Five and a half years after taking office, President Obama finally admitted what informed citizens have known since 2002: the United States tortures.
Obama has been covering up Bush-era torture throughout his tenure. (Not the act of torture by Americans, which has been widely reported and has inspired best-selling books and hit movies, but the governmental admission that attracts widespread attention and eventually creates pressure for action.) And even now, after finally admitting that the U.S. ranks with Myanmar and North Korea when it comes to this most basic of human rights, Obama refuses to authorize a formal investigation and prosecution of America’s torturers.
Bush’s torturers shouldn’t be hard to find: many of them are still working for the U.S. government, either force-feeding hunger-striking POWs at Gitmo or working for one of the branches specially exempted from Obama’s “no torture” order.
“When we engaged in some of these enhanced interrogation techniques, techniques that I believe – and I think any fair-minded person would believe – were torture, we crossed the line,” Obama told a press conference last week.
Better late than never. But not much better. Because, like so much of Obama’s rhetoric, they’re empty words.
Normally, when one crosses a line – is there a more clearly disgusting line than torture? – one faces consequences. Thanks to Obama, however, no one from the CIA, US military or other American government employee has ever suffered so much as a 1% pay cut as the result of drowning detainees, many of whom were released because they never committed any crime whatsoever, sodomizing kidnap victims with flashlights and other objects, subjecting people to extremes of heat, cold and sleep deprivation – not even for murdering detainees or driving them to suicide at American-run torture centers like Guantánamo concentration camp.
Though Obama had repeatedly promised throughout the 2008 presidential campaign that he would investigate war crimes under the George W. Bush administration and prosecute anyone found to have committed torture, soon after moving into the White House in 2009 Obama backtracked and infamously said that it was time to “look forward as opposed to looking backwards” – in other words, there would never be a serious investigation.
That promise, he kept.
“At the CIA,” Obama said in 2009, “you’ve got extraordinarily talented people who are working very hard to keep Americans safe. I don’t want them to suddenly feel like they’ve got spend their all their time looking over their shoulders.”

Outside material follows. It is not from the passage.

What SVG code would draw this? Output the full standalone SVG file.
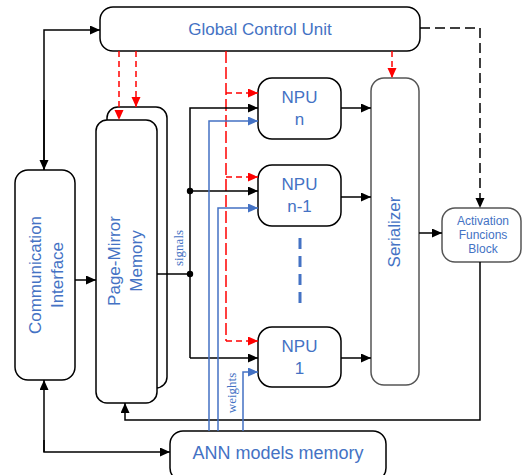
<svg xmlns="http://www.w3.org/2000/svg" width="523" height="475" viewBox="0 0 523 475">
<style>
.box{fill:#fff;stroke:#000;stroke-width:1.5}
.gbox{fill:#fff;stroke:#555;stroke-width:1.5}
.t{font-family:"Liberation Sans",Arial,sans-serif;fill:#4472C4;text-anchor:middle}
.s{font-family:"Liberation Serif","Times New Roman",serif;fill:#4472C4;text-anchor:middle;font-size:13px}
.k{fill:none;stroke:#000;stroke-width:1.5}
.b{fill:none;stroke:#4472C4;stroke-width:1.5}
.r{fill:none;stroke:#F00;stroke-width:1.5;stroke-dasharray:6 4}
.rl{fill:none;stroke:#F00;stroke-width:1.5;stroke-dasharray:12 4}
.kd{fill:none;stroke:#000;stroke-width:1.5;stroke-dasharray:10 5}
</style>
<defs>
<marker id="ak" markerUnits="userSpaceOnUse" markerWidth="11" markerHeight="10" refX="10" refY="4.5" orient="auto"><path d="M0,0 L10,4.5 L0,9 z" fill="#000"/></marker>
<marker id="ab" markerUnits="userSpaceOnUse" markerWidth="11" markerHeight="10" refX="10" refY="4.5" orient="auto"><path d="M0,0 L10,4.5 L0,9 z" fill="#4472C4"/></marker>
<marker id="ar" markerUnits="userSpaceOnUse" markerWidth="11" markerHeight="10" refX="10" refY="4.5" orient="auto"><path d="M0,0 L10,4.5 L0,9 z" fill="#F00"/></marker>
</defs>

<g id="gcu">
<rect class="box" x="100" y="7" width="320" height="44" rx="13"/>
<text class="t" x="260" y="35" font-size="17">Global Control Unit</text>
</g>

<g id="comm">
<rect class="box" x="15" y="170" width="60" height="210" rx="13"/>
<text class="t" font-size="17" transform="translate(41,275) rotate(-90)">Communication</text>
<text class="t" font-size="17" transform="translate(63,275) rotate(-90)">Interface</text>
</g>

<g id="pagemirror">
<rect class="box" x="107" y="107" width="60" height="281" rx="11"/>
<rect class="box" x="96" y="120" width="61" height="283" rx="11"/>
<text class="t" font-size="17" transform="translate(120,261) rotate(-90)">Page-Mirror</text>
<text class="t" font-size="17" transform="translate(142,261) rotate(-90)">Memory</text>
</g>

<g id="npu-n">
<rect class="box" x="258" y="78" width="83" height="61" rx="14"/>
<text class="t" x="299.5" y="103" font-size="17">NPU</text>
<text class="t" x="299.5" y="125" font-size="17">n</text>
</g>

<g id="npu-n1">
<rect class="box" x="258" y="165" width="83" height="61" rx="14"/>
<text class="t" x="299.5" y="190" font-size="17">NPU</text>
<text class="t" x="299.5" y="212" font-size="17">n-1</text>
</g>

<g id="npu-1">
<rect class="box" x="258" y="327" width="83" height="60" rx="14"/>
<text class="t" x="299.5" y="352" font-size="17">NPU</text>
<text class="t" x="299.5" y="374" font-size="17">1</text>
</g>

<g id="ellipsis">
<line x1="300" y1="238" x2="300" y2="307" stroke="#4472C4" stroke-width="3" stroke-dasharray="11 7"/>
</g>

<g id="serializer">
<rect class="gbox" x="371" y="78" width="48" height="307" rx="13"/>
<text class="t" font-size="17" transform="translate(400,232) rotate(-90)">Serializer</text>
</g>

<g id="activation">
<rect class="gbox" x="442" y="208" width="79" height="54" rx="13"/>
<text class="t" x="483" y="225" font-size="12">Activation</text>
<text class="t" x="483" y="239" font-size="12">Funcions</text>
<text class="t" x="483" y="253" font-size="12">Block</text>
</g>

<g id="ann">
<rect class="box" x="170" y="431" width="216" height="50" rx="13"/>
<text class="t" x="278" y="459" font-size="18">ANN models memory</text>
</g>

<g id="connectors">
<!-- GCU / comm -->
<path class="k" d="M44,170 L44,30 L100,30" marker-end="url(#ak)"/>
<path class="k" d="M44,100 L44,170" marker-end="url(#ak)"/>
<path class="k" d="M75,280 L96,280" marker-end="url(#ak)"/>
<path class="k" d="M44,452 L44,380" marker-end="url(#ak)"/>
<path class="k" d="M44,440 L44,452 L170,452" marker-end="url(#ak)"/>
<!-- GCU dashed to activation -->
<path class="kd" d="M420,28 L480,28 L480,208" marker-end="url(#ak)"/>
<!-- activation back to page mirror -->
<path class="k" d="M480,262 L480,420 L125,420 L125,403" marker-end="url(#ak)"/>
<!-- red control -->
<path class="r" d="M119,51 L119,120" marker-end="url(#ar)"/>
<path class="r" d="M136,51 L136,107" marker-end="url(#ar)"/>
<path class="r" d="M392,51 L392,78" marker-end="url(#ar)"/>
<path class="rl" d="M226,51 L226,341"/>
<path class="r" d="M226,93 L258,93" marker-end="url(#ar)"/>
<path class="r" d="M226,177 L258,177" marker-end="url(#ar)"/>
<path class="r" d="M226,341 L258,341" marker-end="url(#ar)"/>
<!-- signals -->
<path class="k" d="M157,274 L190,274"/>
<path class="k" d="M190,358 L190,108 L258,108" marker-end="url(#ak)"/>
<path class="k" d="M190,191 L258,191" marker-end="url(#ak)"/>
<path class="k" d="M190,358 L258,358" marker-end="url(#ak)"/>
<circle cx="190" cy="191" r="3.2" fill="#000"/>
<circle cx="190" cy="274" r="3.2" fill="#000"/>
<text class="s" transform="translate(183,248) rotate(-90)">signals</text>
<!-- weights -->
<path class="b" d="M209,431 L209,121 L258,121" marker-end="url(#ab)"/>
<path class="b" d="M218,431 L218,208 L258,208" marker-end="url(#ab)"/>
<path class="b" d="M243,431 L243,372 L258,372" marker-end="url(#ab)"/>
<text class="s" transform="translate(236,393) rotate(-90)">weights</text>
<!-- NPU to serializer -->
<path class="k" d="M341,108 L371,108" marker-end="url(#ak)"/>
<path class="k" d="M341,197 L371,197" marker-end="url(#ak)"/>
<path class="k" d="M341,358 L371,358" marker-end="url(#ak)"/>
<path class="k" d="M419,233 L442,233" marker-end="url(#ak)"/>
</g>
</svg>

The president didn’t explain why causing concern to torturers would be bad.
Lest there be any doubt about his intentions to kowtow to the national security police state, Obama even traveled to CIA headquarters at Langley, Virginia to reassure nervous torturers that they would have nothing to fear from him. In 2011, Obama’s Justice Department officially exonerated “anyone who acted in good faith and within the scope of the legal guidance given by the Office of Legal Counsel regarding the interrogation of detainees” — i.e., pretty much every U.S. government torturer.
Even now, while Obama is supposedly admitting that torture happened, he uses hokey countrified verbal constructions to diminish the horror while making excuses for those who committed them: “I understand why it happened. I think it’s important, when we look back, to recall how afraid people were when the Twin Towers fell,” Obama said, as though there had been a universal demand for indiscriminate torture against teenage goatherds from Afghanistan in the wake of 9/11. “It’s important for us not to feel too sanctimonious in retrospect about the tough job those folks had.”
The torturers, you see, were the victims.
Incredibly, Obama added the following nugget to last week’s some-folks-tortured-some-folks statement: “The character of our country has to be measured in part, not by what we do when things are easy, but what we do when things are hard.”
Richard Nixon covered up political dirty tricks and got impeached for it; Barack Obama is covering up torture and continues to authorize it with impunity.
It hardly seems fair. But when we measure Nixon’s character against that of Obama’s, we’ll take note of the one who finally did the right thing and resigned.